The CS-2 was proven as much as 470 times faster in time-to-solution than the largest cluster of CPUs that NETL’s Joule 2.0 supercomputer could allocate to the problem of this size. It was also found to be more than two orders of magnitude more energy efficient than distributed computing.

“Cerebras is proud of our collaboration with NETL. Together we have produced extraordinary results in advancing foundational workloads in scientific compute,” said Andrew Feldman, co-founder and CEO, Cerebras Systems. “Conventional supercomputers consume enormous amounts of energy, are complex to set up, time consuming to program and as demonstrated by our work, slower to produce answers than the Cerebras CS-2. Through our partnership with NETL, the CS-2 proves that wafer-scale integration is a viable solution to many of the leading scientific problems in high performance computing—in fact, we showed that the CS-2 produces results that are hundreds of times faster than the biggest supercomputers, while using hundreds of times less energy.”

The research was led by Dr. Dirk Van Essendelft, Machine Learning and Data Science Engineer at NETL; Robert Schreiber, Distinguished Engineer at Cerebras Systems; and Michael James, co-founder and Chief Architect for Advanced Technologies at Cerebras. The results came after months of work and continue the close collaboration between the Department of Energy’s NETL laboratory scientists and Cerebras Systems. In November 2020, Cerebras and NETL announced a new compute milestone on the key scientific workload of Computational Fluid Dynamics (CFD).

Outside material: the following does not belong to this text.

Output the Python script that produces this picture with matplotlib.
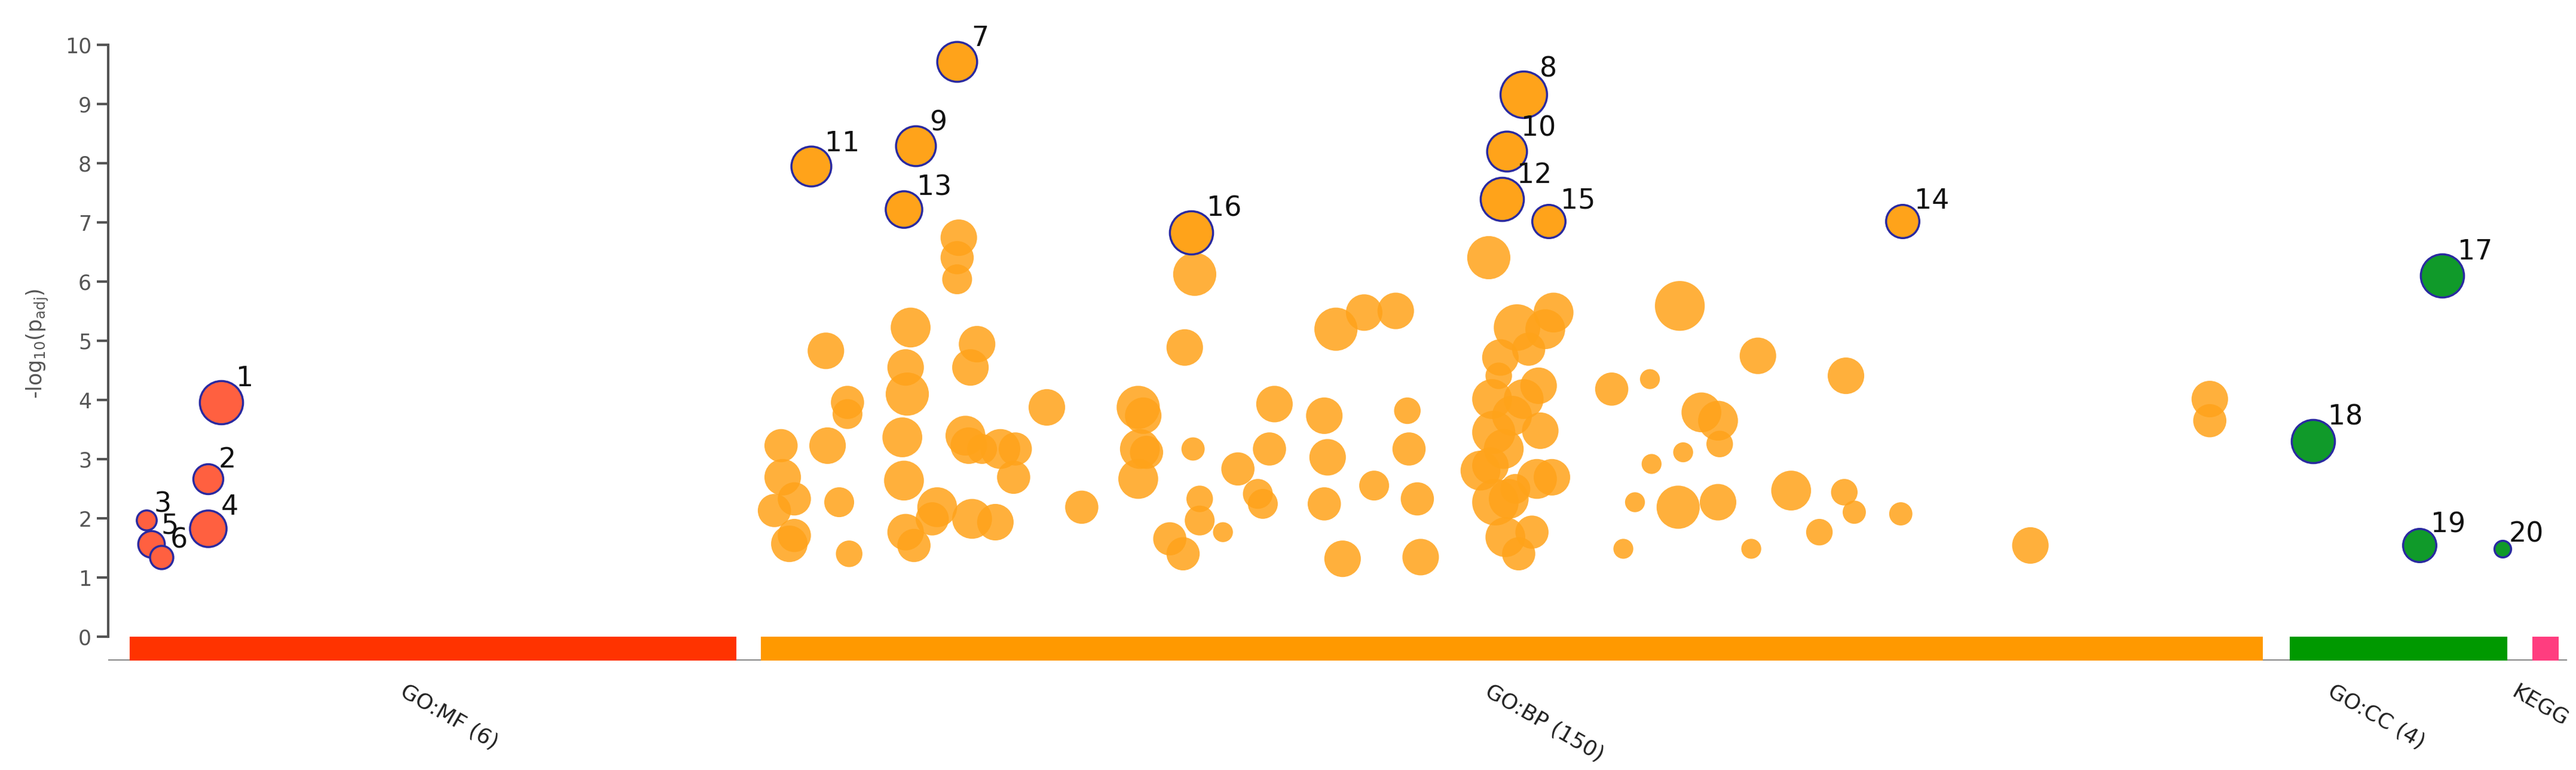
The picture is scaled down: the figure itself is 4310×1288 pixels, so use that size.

With every component optimized for AI work, the CS-2 delivers more compute performance at less space and less power than any other system. It does this while radically reducing programming complexity, wall-clock compute time, and time to solution. Depending on workload, from AI to HPC, CS-2 delivers hundreds or thousands of times more performance than legacy alternatives. A single CS-2 replaces clusters of hundreds or thousands of GPUs that consume dozens of racks, use hundreds of kilowatts of power, and take months to configure and program. At only 26 inches tall, the CS-2 fits in one-third of a standard data center rack.